Friday, June 21st, 2024

Hydrocodone Use

Hydrocodone Use

Hydrocodone is a semi-synthetic opiate. It is the active ingredient in a number of prescription painkillers like Vicodin, Hydrococet, Symtan; Anexsia, Biocodone, Damason-P; Dicodid, Hycodan, Hycomine; Hycet, Lorcet, Lortab; Norco, Novahistex, Hydrovo; Duodin, Kolikodol, Orthoxycol; Panacet, Zydone, Mercodinone; Synkonin, Norgan, Xodol and Hydrokon. Usually, it is combined with non-opioid painkillers like ibuprofen and acetaminophen to discourage recreational use and to increase the painkilling effects.  Hydrocodone is also a cough suppressant, so it is used in many prescription cough medications.

Like other opioids, hydrocodone works by binding with opioid receptors in the brain. It binds to the same receptors that the bodies’ natural painkillers bind to. After prolonged opiate use, the body stops producing natural painkillers, resulting in opiate dependency. Opiates are such powerful narcotics that the body can become dependent on them even when they prescribed by a physician for the treatment of pain and are taken in the prescribed dosage.

Hydrocodone use sometimes leads to dependence. It is one of the most commonly abused prescription drugs in the United States. Because it is a schedule 3 narcotic (oxycodone is a schedule 2) it is less highly regulated than other prescription narcotics, and thus more easily obtained. Those who engage in recreational hydrocodone use experience a strong feeling of euphoria (“rush”) accompanied by a warm flushing of the skin, a dry mouth, and heavy extremities.

The most commonly reported adverse effects of hydrocodone use are memory loss, constipation, fatigue, dizziness, nausea, lightheadedness, dry mouth, itching, and heavy sweating. In high doses, hydrocodone suppresses respiration, which could lead to coma and death.

When the body becomes dependent on hydrocodone and then hydrocodone use is stopped or significantly reduced, they experience withdrawal.
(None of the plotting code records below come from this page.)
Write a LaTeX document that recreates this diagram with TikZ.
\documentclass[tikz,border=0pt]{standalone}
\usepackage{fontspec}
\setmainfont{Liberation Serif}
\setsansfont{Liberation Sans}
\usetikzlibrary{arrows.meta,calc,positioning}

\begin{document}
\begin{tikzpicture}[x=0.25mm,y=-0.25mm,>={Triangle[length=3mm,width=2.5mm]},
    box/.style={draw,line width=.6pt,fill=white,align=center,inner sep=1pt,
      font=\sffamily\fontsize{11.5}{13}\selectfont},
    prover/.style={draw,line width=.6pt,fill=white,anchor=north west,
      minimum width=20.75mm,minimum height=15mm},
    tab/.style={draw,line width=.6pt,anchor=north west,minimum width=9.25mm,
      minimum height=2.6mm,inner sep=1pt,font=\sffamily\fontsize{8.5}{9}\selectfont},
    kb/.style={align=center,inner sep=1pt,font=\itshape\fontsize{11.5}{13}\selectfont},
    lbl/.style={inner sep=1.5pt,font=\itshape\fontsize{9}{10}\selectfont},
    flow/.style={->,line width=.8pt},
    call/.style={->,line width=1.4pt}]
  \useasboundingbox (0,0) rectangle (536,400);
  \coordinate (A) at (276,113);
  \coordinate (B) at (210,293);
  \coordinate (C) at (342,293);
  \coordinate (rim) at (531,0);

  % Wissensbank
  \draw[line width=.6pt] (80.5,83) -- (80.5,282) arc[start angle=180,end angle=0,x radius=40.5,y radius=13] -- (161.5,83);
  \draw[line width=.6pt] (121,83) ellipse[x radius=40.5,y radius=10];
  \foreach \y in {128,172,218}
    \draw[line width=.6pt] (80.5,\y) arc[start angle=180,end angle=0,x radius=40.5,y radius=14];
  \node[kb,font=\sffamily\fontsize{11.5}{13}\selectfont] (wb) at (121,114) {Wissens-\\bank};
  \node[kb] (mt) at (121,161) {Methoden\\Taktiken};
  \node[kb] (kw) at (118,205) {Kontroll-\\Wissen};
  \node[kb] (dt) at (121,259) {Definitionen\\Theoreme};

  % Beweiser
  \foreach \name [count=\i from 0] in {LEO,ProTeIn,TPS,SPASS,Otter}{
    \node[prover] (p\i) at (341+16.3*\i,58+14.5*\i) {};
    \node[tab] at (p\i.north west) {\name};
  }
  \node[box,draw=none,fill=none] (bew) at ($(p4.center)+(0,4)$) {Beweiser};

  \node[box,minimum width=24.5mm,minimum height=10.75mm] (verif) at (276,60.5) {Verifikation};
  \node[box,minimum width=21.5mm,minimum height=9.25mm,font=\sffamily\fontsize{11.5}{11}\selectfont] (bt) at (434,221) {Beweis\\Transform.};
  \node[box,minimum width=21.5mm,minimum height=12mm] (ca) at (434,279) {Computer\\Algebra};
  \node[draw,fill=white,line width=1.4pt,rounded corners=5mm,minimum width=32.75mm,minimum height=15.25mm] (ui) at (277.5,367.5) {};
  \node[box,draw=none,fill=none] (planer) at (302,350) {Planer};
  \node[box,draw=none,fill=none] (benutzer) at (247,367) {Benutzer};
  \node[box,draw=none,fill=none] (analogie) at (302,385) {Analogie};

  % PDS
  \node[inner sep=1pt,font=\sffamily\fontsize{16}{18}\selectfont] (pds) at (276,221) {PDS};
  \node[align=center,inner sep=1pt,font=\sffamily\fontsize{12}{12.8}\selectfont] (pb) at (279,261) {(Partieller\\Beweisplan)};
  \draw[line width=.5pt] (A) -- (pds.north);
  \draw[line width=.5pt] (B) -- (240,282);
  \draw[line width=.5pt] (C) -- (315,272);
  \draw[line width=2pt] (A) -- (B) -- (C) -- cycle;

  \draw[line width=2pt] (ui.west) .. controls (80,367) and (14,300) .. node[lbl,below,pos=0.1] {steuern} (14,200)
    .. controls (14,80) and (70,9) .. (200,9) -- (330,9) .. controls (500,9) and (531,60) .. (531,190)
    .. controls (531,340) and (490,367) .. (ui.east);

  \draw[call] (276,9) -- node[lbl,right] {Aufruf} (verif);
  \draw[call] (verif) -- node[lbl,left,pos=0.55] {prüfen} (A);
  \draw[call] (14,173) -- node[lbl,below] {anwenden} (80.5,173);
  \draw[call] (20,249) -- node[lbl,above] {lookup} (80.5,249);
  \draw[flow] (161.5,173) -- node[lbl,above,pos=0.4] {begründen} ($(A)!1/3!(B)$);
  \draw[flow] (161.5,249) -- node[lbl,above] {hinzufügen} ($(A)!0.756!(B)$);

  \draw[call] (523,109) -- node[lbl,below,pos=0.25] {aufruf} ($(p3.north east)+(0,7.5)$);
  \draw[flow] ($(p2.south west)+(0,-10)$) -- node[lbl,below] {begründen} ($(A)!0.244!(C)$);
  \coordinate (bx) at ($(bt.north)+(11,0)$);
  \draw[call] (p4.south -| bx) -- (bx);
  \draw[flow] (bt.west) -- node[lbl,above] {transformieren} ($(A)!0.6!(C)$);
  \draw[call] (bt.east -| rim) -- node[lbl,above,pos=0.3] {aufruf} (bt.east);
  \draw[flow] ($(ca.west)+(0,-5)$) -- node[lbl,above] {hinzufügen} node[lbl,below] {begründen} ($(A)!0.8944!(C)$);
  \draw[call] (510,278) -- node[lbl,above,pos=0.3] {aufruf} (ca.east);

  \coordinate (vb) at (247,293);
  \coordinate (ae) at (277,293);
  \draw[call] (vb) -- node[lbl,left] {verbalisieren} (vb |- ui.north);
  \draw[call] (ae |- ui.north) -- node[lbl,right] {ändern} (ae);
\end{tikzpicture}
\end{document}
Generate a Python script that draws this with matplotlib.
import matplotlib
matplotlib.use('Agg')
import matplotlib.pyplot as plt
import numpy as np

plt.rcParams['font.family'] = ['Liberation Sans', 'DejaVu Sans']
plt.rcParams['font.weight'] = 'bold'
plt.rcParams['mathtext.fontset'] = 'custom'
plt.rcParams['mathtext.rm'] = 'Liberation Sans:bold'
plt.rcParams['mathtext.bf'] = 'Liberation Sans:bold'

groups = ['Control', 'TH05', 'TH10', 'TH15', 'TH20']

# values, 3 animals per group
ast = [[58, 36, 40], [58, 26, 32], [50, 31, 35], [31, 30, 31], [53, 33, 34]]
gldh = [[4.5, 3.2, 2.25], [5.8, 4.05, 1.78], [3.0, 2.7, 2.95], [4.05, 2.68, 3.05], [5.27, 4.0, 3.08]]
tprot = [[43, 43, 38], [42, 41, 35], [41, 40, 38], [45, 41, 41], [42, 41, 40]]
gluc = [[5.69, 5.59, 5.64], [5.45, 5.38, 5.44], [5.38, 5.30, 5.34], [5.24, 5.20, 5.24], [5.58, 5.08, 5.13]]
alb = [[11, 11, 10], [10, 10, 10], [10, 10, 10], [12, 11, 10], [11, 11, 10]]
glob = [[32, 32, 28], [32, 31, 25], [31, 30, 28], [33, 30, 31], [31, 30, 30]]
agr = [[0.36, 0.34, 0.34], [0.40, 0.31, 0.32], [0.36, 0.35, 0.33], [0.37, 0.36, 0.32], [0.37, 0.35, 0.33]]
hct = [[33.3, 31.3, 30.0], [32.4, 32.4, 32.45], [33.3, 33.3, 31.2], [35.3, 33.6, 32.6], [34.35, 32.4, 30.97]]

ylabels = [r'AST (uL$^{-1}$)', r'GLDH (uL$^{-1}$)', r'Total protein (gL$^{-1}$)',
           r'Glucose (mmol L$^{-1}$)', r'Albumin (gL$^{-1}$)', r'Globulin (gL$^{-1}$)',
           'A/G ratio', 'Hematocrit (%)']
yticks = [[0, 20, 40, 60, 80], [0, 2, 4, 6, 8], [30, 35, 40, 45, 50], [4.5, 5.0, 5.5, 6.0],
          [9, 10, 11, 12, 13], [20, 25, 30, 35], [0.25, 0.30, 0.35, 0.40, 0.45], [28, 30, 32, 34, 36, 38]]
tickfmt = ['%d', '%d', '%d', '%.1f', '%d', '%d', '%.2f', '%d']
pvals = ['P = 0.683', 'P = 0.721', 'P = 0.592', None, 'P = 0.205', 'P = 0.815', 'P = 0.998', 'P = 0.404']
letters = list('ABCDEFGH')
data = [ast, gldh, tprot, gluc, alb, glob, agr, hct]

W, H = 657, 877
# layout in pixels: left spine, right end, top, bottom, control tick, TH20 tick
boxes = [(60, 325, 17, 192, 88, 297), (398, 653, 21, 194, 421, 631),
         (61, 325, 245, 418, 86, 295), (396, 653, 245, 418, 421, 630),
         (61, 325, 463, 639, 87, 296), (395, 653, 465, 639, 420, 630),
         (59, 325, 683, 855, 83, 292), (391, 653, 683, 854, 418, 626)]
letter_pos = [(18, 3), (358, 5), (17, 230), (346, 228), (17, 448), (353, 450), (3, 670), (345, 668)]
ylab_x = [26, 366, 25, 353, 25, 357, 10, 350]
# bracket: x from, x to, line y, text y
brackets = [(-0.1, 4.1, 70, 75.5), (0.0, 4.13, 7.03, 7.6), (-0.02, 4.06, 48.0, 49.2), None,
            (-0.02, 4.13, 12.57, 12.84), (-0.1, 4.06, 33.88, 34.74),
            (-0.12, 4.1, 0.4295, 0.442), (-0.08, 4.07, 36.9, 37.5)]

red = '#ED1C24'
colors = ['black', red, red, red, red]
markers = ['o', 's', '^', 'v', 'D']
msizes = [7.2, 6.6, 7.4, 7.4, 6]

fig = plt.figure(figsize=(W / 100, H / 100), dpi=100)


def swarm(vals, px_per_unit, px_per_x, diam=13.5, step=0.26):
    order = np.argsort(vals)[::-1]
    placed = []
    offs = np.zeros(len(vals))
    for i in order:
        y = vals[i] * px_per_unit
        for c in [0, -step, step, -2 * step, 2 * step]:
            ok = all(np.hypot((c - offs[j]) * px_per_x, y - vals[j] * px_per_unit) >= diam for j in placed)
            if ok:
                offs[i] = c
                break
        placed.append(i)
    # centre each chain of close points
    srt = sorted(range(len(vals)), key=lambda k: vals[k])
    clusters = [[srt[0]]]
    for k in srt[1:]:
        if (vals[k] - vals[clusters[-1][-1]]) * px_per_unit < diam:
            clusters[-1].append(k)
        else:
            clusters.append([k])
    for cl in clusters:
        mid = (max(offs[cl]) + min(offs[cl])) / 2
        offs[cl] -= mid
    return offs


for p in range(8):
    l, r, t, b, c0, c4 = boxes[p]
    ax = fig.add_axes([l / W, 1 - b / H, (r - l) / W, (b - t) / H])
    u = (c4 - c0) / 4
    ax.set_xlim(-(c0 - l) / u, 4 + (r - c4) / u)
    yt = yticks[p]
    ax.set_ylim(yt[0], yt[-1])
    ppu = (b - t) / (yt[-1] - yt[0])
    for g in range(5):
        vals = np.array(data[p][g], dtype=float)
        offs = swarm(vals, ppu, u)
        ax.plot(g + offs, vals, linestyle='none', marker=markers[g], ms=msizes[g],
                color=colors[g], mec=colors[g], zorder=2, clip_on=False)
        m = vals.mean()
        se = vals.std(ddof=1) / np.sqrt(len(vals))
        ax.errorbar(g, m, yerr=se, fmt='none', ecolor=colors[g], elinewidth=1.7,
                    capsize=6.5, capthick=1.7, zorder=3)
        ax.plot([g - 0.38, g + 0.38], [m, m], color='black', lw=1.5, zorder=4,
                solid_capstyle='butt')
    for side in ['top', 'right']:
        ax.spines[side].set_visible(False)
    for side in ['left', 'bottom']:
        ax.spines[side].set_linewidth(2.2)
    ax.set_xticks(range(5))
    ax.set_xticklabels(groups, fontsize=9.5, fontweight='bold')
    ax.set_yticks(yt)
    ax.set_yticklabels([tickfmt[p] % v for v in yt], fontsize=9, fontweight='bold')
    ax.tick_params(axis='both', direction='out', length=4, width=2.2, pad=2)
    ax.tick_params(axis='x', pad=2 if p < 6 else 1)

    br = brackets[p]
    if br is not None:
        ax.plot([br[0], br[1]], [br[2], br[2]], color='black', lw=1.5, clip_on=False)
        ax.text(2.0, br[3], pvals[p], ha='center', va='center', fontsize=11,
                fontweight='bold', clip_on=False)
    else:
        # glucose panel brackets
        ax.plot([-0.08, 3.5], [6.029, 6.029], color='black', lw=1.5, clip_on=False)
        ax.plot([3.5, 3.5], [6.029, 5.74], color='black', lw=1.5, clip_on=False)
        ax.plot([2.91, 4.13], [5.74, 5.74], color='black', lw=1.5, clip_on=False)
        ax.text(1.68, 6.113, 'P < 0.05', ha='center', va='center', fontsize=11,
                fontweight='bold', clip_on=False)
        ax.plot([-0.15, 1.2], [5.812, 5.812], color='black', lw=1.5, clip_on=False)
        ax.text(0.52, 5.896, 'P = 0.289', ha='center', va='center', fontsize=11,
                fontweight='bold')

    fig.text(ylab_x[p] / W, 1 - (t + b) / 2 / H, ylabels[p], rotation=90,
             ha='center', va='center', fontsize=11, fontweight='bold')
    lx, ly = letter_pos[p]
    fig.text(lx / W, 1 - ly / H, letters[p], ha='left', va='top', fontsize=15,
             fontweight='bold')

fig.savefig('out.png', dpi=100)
Withdrawal from opiates like hydrocodone is very painful, though it is not life threatening. Signs of hydrocodone withdrawal are similar to flu symptoms and include: sweating, goose bumps, nausea, vomiting, diarrhea, and cramping.

While additives such as ibuprofen and acetaminophen are added to hydrocodone products in part to discourage illicit use, the danger is that people who do abuse hydrocodone products may not be aware that they are taking high levels of ibuprofen or acetaminophen. This can be very dangerous, and in many cases, long term hydrocodone abuse can cause liver problems because these drugs are toxic in high doses, and can even be fatal.

Another reason that hydrocodone is less likely to be abused than drugs like pure oxycodone, is that the metabolism of hydrocodone prevents it from alternate routes of administration like snorting and injection. This is because the main painkilling effect of hydrocodone use comes from its conversion to the much stronger opioid hydromorphone in the liver. When the drug is snorted or injected, it bypasses this metabolic process, so it actually results in a less strong effect. Also, because hydrocodone users must separate the hydrocodone from the ibuprofen or acetaminophen additives before injecting it, some of the hydrocodone is lost in the process. Hydrocodone is also only about half as strong as oral oxycodone.